Massimo Sciacca for The New York Times
Kiwi fruit packed at the Sanifrutta plant in Italy gets shipped overseas, but the price doesn't reflect pollution costs.

Putting pollution on grocery bills

ROME: Cod caught off Norway is shipped to China to be turned into filets, then shipped back to Norway for sale. Argentine lemons fill supermarket shelves on the Spanish Citrus Coast as local lemons rot on the ground. Half of the peas in Europe are grown and packaged in Kenya.

In the United States, FreshDirect.com proclaims kiwi season has expanded to "All year!" now that Italy has become the world's leading supplier of the national fruit of New Zealand, taking over in the Southern Hemisphere's winter.

Food has moved around the world since Europeans discovered tea in China, but never at the speed or in the amounts it has over the last few years. Consumers in not only the richest nations but also, increasingly, the developing world expect food whenever they crave it, with no concession to season or geography.

Increasingly efficient global transport networks make it practical to bring food before it spoils from distant places where labor costs are lower. And the penetration of megamarkets in nations from China to Mexico with supply and distribution chains that gird the globe - like Wal-Mart, Carrefour and Tesco - has accelerated the trend.

But the movable feast comes at a cost: pollution, especially carbon dioxide, from transporting the food.

Under longstanding trade agreements, fuel for international freight carried by sea and air is not taxed. Now, many economists, environmentalists and politicians say it is time to make shippers and shoppers pay for the pollution, through taxes or other measures.

"We're shifting goods around the world in a way that looks really bizarre," said Paul Watkiss, an Oxford University economist who wrote a recent European Union report on food imports. He noted that Britain, for example, imports - and exports - 15,000 tons of waffles, and similarly exchanges 20 tons of bottled water with Australia.

More important, Watkiss said, "we are not paying the environmental cost of all that travel."

Europe is poised to change that. The European Commission announced this year that all freight-carrying flights into and out of Europe would be included in the European emissions trading program by 2012, meaning that permits will have to be purchased for the pollution they generate.

The commission, the EU's executive arm, is negotiating with the global shipping organization, the International Maritime Organization, over a tax or other plan to reduce greenhouse gases. If there is no solution by yearend, sea freight will eventually be included in the emissions trading program, too, said Barbara Helferrich, spokesman for the European Commission Environment Directorate.

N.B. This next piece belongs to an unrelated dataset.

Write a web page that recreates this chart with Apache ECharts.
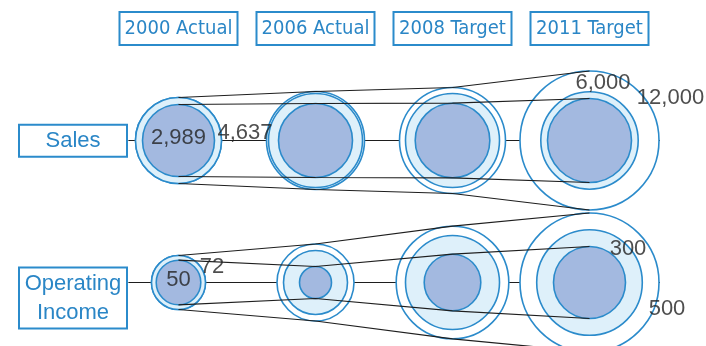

"We're really ready to have everyone reduce - or pay in some way," she said.

The European Union, the world's leading food importer, has increased imports 20 percent in the last five years. The value of fresh fruit and vegetables imported by the United States, in second place, nearly doubled between 2000 and 2006.

Under a little known international treaty called the Convention on International Civil Aviation, signed in Chicago in 1944 to help the fledgling airline industry, fuel for international travel and transport of goods, including food, is exempt from taxes levied on fuel for trucks, cars and buses. There is also no tax on fuel used by ocean freighters.

Proponents say ending these breaks could help ensure that producers and consumers pay the environmental cost of increasingly well-traveled food.

The food and transport industries say the issue is more complicated. The debate has put some companies on the defensive, including Tesco, the largest British supermarket chain, known as a vocal promoter of green initiatives.

Some of those companies say that they are working to limit greenhouse gases produced by their businesses but that the question is how to do it. They oppose regulation and new taxes and, partly in an effort to head them off, are advocating consumer education instead. Tesco, for instance, is introducing a labeling system that will let consumers assess a product's carbon footprint.

"This may be as radical for environmental consuming as putting a calorie count on the side of packages to help people who want to lose weight," said Trevor Datson, a spokesman for Tesco.

Some foods that travel long distances may actually have an environmental advantage over local products, like flowers grown in the tropics instead of in energy-hungry northern greenhouses.

Better transportation networks have sharply reduced the time required to ship food abroad. For instance, better roads in Africa have helped cut the time it takes for goods to go from farms on that continent to stores in Europe to 4 days from 10 in recent years.